## Start

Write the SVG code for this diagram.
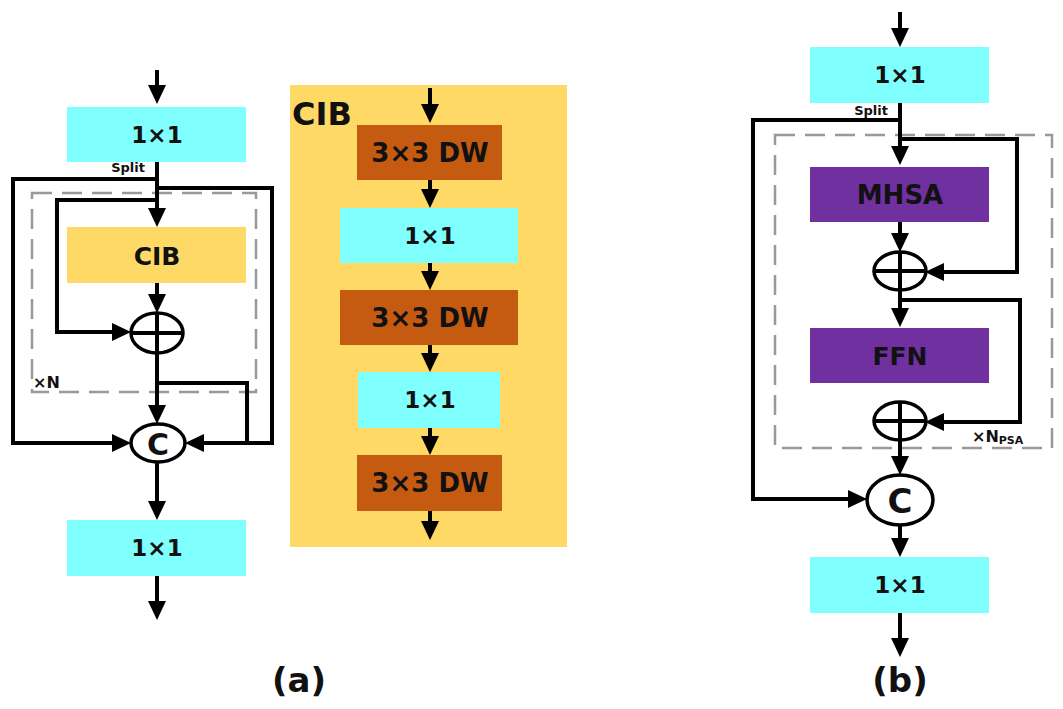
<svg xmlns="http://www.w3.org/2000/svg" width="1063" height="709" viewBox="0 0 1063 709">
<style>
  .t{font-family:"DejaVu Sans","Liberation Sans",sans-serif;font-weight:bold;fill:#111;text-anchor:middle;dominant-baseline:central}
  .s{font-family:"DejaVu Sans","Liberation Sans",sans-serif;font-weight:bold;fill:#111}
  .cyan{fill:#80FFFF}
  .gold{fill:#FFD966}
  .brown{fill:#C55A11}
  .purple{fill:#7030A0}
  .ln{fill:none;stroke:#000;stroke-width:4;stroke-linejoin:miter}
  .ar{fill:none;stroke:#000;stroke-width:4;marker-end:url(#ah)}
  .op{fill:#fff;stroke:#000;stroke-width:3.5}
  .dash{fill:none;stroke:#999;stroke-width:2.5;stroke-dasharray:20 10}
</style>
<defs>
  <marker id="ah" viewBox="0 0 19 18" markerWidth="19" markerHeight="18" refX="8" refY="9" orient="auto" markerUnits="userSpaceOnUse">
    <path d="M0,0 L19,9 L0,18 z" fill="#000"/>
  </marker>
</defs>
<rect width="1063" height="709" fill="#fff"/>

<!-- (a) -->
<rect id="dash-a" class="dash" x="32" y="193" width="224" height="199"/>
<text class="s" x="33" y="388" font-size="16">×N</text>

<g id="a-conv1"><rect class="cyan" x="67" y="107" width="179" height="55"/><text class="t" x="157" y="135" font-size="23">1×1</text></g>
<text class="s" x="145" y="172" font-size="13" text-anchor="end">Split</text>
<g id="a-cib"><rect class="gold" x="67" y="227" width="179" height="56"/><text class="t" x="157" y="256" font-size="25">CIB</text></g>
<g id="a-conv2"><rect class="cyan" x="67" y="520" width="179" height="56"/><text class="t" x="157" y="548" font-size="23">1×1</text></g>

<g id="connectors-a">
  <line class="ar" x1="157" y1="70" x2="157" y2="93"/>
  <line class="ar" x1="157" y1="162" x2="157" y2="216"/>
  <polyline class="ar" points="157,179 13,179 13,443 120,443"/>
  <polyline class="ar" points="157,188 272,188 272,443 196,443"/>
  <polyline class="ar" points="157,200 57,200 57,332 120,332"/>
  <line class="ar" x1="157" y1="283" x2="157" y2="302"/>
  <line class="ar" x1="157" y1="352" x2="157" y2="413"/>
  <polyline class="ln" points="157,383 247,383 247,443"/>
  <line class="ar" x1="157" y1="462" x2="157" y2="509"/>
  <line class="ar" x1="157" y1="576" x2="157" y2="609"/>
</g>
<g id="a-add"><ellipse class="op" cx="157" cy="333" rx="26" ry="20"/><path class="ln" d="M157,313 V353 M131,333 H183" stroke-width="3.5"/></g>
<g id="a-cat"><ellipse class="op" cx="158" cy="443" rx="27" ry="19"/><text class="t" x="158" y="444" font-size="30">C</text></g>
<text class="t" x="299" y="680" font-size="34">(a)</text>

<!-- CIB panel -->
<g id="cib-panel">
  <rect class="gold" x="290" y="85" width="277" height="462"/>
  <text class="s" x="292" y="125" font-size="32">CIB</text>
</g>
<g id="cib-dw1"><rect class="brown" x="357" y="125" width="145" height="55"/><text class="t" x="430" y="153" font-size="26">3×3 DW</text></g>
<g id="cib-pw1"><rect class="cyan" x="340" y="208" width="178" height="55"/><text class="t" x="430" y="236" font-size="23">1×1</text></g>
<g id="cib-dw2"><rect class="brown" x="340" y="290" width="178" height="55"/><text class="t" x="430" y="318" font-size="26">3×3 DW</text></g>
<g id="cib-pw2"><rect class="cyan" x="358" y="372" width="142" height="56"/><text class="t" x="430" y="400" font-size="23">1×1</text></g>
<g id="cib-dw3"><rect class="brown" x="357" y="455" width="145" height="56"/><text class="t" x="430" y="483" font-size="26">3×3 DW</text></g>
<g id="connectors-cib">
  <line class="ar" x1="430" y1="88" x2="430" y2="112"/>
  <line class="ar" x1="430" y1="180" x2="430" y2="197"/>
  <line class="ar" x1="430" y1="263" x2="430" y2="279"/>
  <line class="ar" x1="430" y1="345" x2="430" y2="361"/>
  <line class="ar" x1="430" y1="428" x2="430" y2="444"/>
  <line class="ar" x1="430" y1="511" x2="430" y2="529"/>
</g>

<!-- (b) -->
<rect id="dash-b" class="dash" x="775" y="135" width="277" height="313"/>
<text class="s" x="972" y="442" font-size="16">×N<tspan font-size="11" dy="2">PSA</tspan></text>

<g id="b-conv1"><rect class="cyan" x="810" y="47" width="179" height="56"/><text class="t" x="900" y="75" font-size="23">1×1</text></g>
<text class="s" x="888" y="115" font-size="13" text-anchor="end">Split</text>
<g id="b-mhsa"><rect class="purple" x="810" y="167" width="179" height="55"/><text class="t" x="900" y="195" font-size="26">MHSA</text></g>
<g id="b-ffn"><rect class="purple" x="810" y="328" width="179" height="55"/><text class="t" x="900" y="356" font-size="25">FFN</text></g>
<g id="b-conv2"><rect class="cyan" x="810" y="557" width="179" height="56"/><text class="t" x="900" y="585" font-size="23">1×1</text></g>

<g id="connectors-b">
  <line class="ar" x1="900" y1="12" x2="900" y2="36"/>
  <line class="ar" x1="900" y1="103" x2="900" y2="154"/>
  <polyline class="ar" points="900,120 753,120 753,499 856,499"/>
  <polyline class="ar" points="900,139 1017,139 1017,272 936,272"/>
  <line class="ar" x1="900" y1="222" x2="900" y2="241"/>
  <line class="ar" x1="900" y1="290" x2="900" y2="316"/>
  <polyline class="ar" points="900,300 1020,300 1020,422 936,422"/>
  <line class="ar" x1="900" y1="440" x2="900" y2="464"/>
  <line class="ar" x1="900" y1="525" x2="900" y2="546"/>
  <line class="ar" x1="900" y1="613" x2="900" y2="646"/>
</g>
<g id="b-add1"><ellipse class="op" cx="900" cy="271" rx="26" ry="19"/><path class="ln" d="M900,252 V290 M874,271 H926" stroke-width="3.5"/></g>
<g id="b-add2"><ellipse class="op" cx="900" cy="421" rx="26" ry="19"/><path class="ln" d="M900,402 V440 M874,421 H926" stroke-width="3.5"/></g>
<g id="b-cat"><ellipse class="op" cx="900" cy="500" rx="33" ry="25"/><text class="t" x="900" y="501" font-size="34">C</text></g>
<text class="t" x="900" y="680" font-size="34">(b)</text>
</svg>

## End

AIM >>
Please set down each line of the data above exactly as written, without the pictures.

EXERCISE ANSWER >>
Write the SVG code for this diagram.
<svg xmlns="http://www.w3.org/2000/svg" width="1063" height="709" viewBox="0 0 1063 709">
<style>
  .t{font-family:"DejaVu Sans","Liberation Sans",sans-serif;font-weight:bold;fill:#111;text-anchor:middle;dominant-baseline:central}
  .s{font-family:"DejaVu Sans","Liberation Sans",sans-serif;font-weight:bold;fill:#111}
  .cyan{fill:#80FFFF}
  .gold{fill:#FFD966}
  .brown{fill:#C55A11}
  .purple{fill:#7030A0}
  .ln{fill:none;stroke:#000;stroke-width:4;stroke-linejoin:miter}
  .ar{fill:none;stroke:#000;stroke-width:4;marker-end:url(#ah)}
  .op{fill:#fff;stroke:#000;stroke-width:3.5}
  .dash{fill:none;stroke:#999;stroke-width:2.5;stroke-dasharray:20 10}
</style>
<defs>
  <marker id="ah" viewBox="0 0 19 18" markerWidth="19" markerHeight="18" refX="8" refY="9" orient="auto" markerUnits="userSpaceOnUse">
    <path d="M0,0 L19,9 L0,18 z" fill="#000"/>
  </marker>
</defs>
<rect width="1063" height="709" fill="#fff"/>

<!-- (a) -->
<rect id="dash-a" class="dash" x="32" y="193" width="224" height="199"/>
<text class="s" x="33" y="388" font-size="16">×N</text>

<g id="a-conv1"><rect class="cyan" x="67" y="107" width="179" height="55"/><text class="t" x="157" y="135" font-size="23">1×1</text></g>
<text class="s" x="145" y="172" font-size="13" text-anchor="end">Split</text>
<g id="a-cib"><rect class="gold" x="67" y="227" width="179" height="56"/><text class="t" x="157" y="256" font-size="25">CIB</text></g>
<g id="a-conv2"><rect class="cyan" x="67" y="520" width="179" height="56"/><text class="t" x="157" y="548" font-size="23">1×1</text></g>

<g id="connectors-a">
  <line class="ar" x1="157" y1="70" x2="157" y2="93"/>
  <line class="ar" x1="157" y1="162" x2="157" y2="216"/>
  <polyline class="ar" points="157,179 13,179 13,443 120,443"/>
  <polyline class="ar" points="157,188 272,188 272,443 196,443"/>
  <polyline class="ar" points="157,200 57,200 57,332 120,332"/>
  <line class="ar" x1="157" y1="283" x2="157" y2="302"/>
  <line class="ar" x1="157" y1="352" x2="157" y2="413"/>
  <polyline class="ln" points="157,383 247,383 247,443"/>
  <line class="ar" x1="157" y1="462" x2="157" y2="509"/>
  <line class="ar" x1="157" y1="576" x2="157" y2="609"/>
</g>
<g id="a-add"><ellipse class="op" cx="157" cy="333" rx="26" ry="20"/><path class="ln" d="M157,313 V353 M131,333 H183" stroke-width="3.5"/></g>
<g id="a-cat"><ellipse class="op" cx="158" cy="443" rx="27" ry="19"/><text class="t" x="158" y="444" font-size="30">C</text></g>
<text class="t" x="299" y="680" font-size="34">(a)</text>

<!-- CIB panel -->
<g id="cib-panel">
  <rect class="gold" x="290" y="85" width="277" height="462"/>
  <text class="s" x="292" y="125" font-size="32">CIB</text>
</g>
<g id="cib-dw1"><rect class="brown" x="357" y="125" width="145" height="55"/><text class="t" x="430" y="153" font-size="26">3×3 DW</text></g>
<g id="cib-pw1"><rect class="cyan" x="340" y="208" width="178" height="55"/><text class="t" x="430" y="236" font-size="23">1×1</text></g>
<g id="cib-dw2"><rect class="brown" x="340" y="290" width="178" height="55"/><text class="t" x="430" y="318" font-size="26">3×3 DW</text></g>
<g id="cib-pw2"><rect class="cyan" x="358" y="372" width="142" height="56"/><text class="t" x="430" y="400" font-size="23">1×1</text></g>
<g id="cib-dw3"><rect class="brown" x="357" y="455" width="145" height="56"/><text class="t" x="430" y="483" font-size="26">3×3 DW</text></g>
<g id="connectors-cib">
  <line class="ar" x1="430" y1="88" x2="430" y2="112"/>
  <line class="ar" x1="430" y1="180" x2="430" y2="197"/>
  <line class="ar" x1="430" y1="263" x2="430" y2="279"/>
  <line class="ar" x1="430" y1="345" x2="430" y2="361"/>
  <line class="ar" x1="430" y1="428" x2="430" y2="444"/>
  <line class="ar" x1="430" y1="511" x2="430" y2="529"/>
</g>

<!-- (b) -->
<rect id="dash-b" class="dash" x="775" y="135" width="277" height="313"/>
<text class="s" x="972" y="442" font-size="16">×N<tspan font-size="11" dy="2">PSA</tspan></text>

<g id="b-conv1"><rect class="cyan" x="810" y="47" width="179" height="56"/><text class="t" x="900" y="75" font-size="23">1×1</text></g>
<text class="s" x="888" y="115" font-size="13" text-anchor="end">Split</text>
<g id="b-mhsa"><rect class="purple" x="810" y="167" width="179" height="55"/><text class="t" x="900" y="195" font-size="26">MHSA</text></g>
<g id="b-ffn"><rect class="purple" x="810" y="328" width="179" height="55"/><text class="t" x="900" y="356" font-size="25">FFN</text></g>
<g id="b-conv2"><rect class="cyan" x="810" y="557" width="179" height="56"/><text class="t" x="900" y="585" font-size="23">1×1</text></g>

<g id="connectors-b">
  <line class="ar" x1="900" y1="12" x2="900" y2="36"/>
  <line class="ar" x1="900" y1="103" x2="900" y2="154"/>
  <polyline class="ar" points="900,120 753,120 753,499 856,499"/>
  <polyline class="ar" points="900,139 1017,139 1017,272 936,272"/>
  <line class="ar" x1="900" y1="222" x2="900" y2="241"/>
  <line class="ar" x1="900" y1="290" x2="900" y2="316"/>
  <polyline class="ar" points="900,300 1020,300 1020,422 936,422"/>
  <line class="ar" x1="900" y1="440" x2="900" y2="464"/>
  <line class="ar" x1="900" y1="525" x2="900" y2="546"/>
  <line class="ar" x1="900" y1="613" x2="900" y2="646"/>
</g>
<g id="b-add1"><ellipse class="op" cx="900" cy="271" rx="26" ry="19"/><path class="ln" d="M900,252 V290 M874,271 H926" stroke-width="3.5"/></g>
<g id="b-add2"><ellipse class="op" cx="900" cy="421" rx="26" ry="19"/><path class="ln" d="M900,402 V440 M874,421 H926" stroke-width="3.5"/></g>
<g id="b-cat"><ellipse class="op" cx="900" cy="500" rx="33" ry="25"/><text class="t" x="900" y="501" font-size="34">C</text></g>
<text class="t" x="900" y="680" font-size="34">(b)</text>
</svg>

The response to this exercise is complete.